After the show we packed up all the gear again and I was reminded of a little vignette I wrote into the last tour blog. That time we were in Austria and I was on the stage after we finished playing. Sarah, Ken, and Deni were out in the audience, charming the fans, and I was alone packing up drums. I could hear their laughter and it made me smile. I had a similar experience last night. Once again I was alone on the stage, wrapping cables (imagine – a cable-wrapping drummer!). I heard Ken laughing somewhere. Sarah singing somewhere. Deni chatting with someone somewhere. I cherish those sounds. It’s these small memories that linger longest for me on the road.
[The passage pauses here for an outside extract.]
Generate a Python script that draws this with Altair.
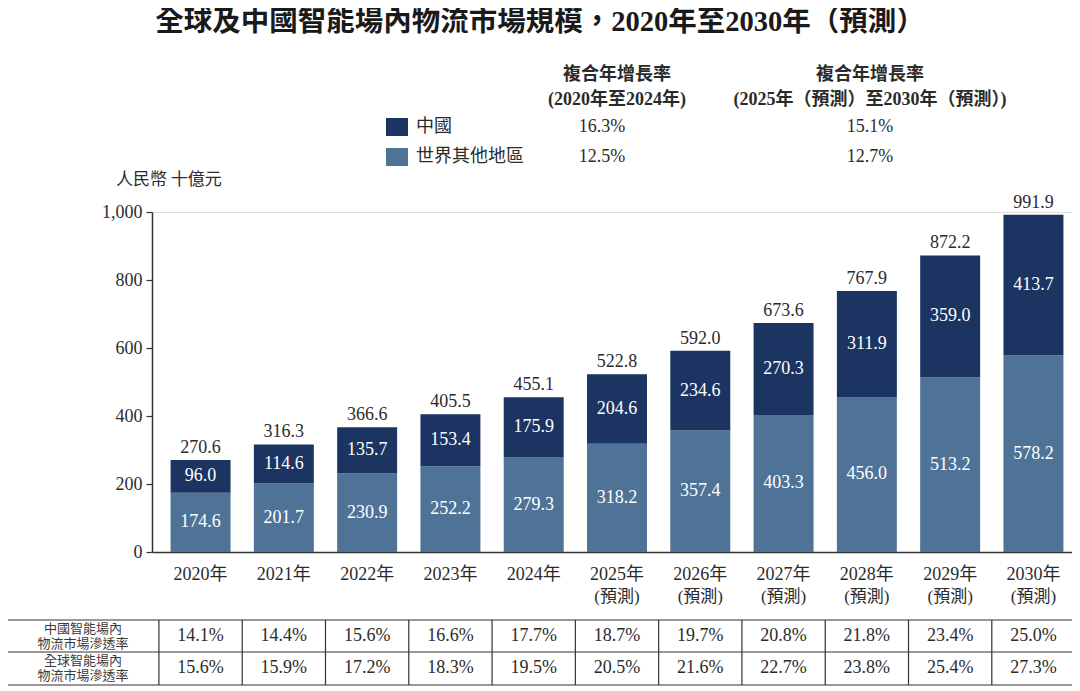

When the gear was packed up we resumed the pre-show feast with Tanja and Heike and a few others. It’s a treat to enjoy such good food and company. Later I enjoyed even more great company when Ken, Deni, and I retired to quarters to hang and chat. We talked about music. About consciousness. About humanity. If you see us as a collective out in the world or at shows, you see a trio of goofballs doing silly voices and making bad jokes. That stuff persists behind the scenes, but there are also deep conversations about important things. I still learn so much from those two guys.
And now I’m sitting in a hotel room in Lippstadt, Germany, waiting for the breakfast call. Deni is in the shower. Ken is beside me working on fantasy sports with whatever weak Wi-Fi signal he can find. We’re heading back to the café for breakfast and then, joy of joys, we’re bound for The Netherlands to see the Dutch chapter of our superfan group. Tonight we return to the city of Urk, where we had a memorable night last year (for some good and some not-so-good reasons). We are excited to see our friends again!
Oh, and Sister Amy, the views are about to change.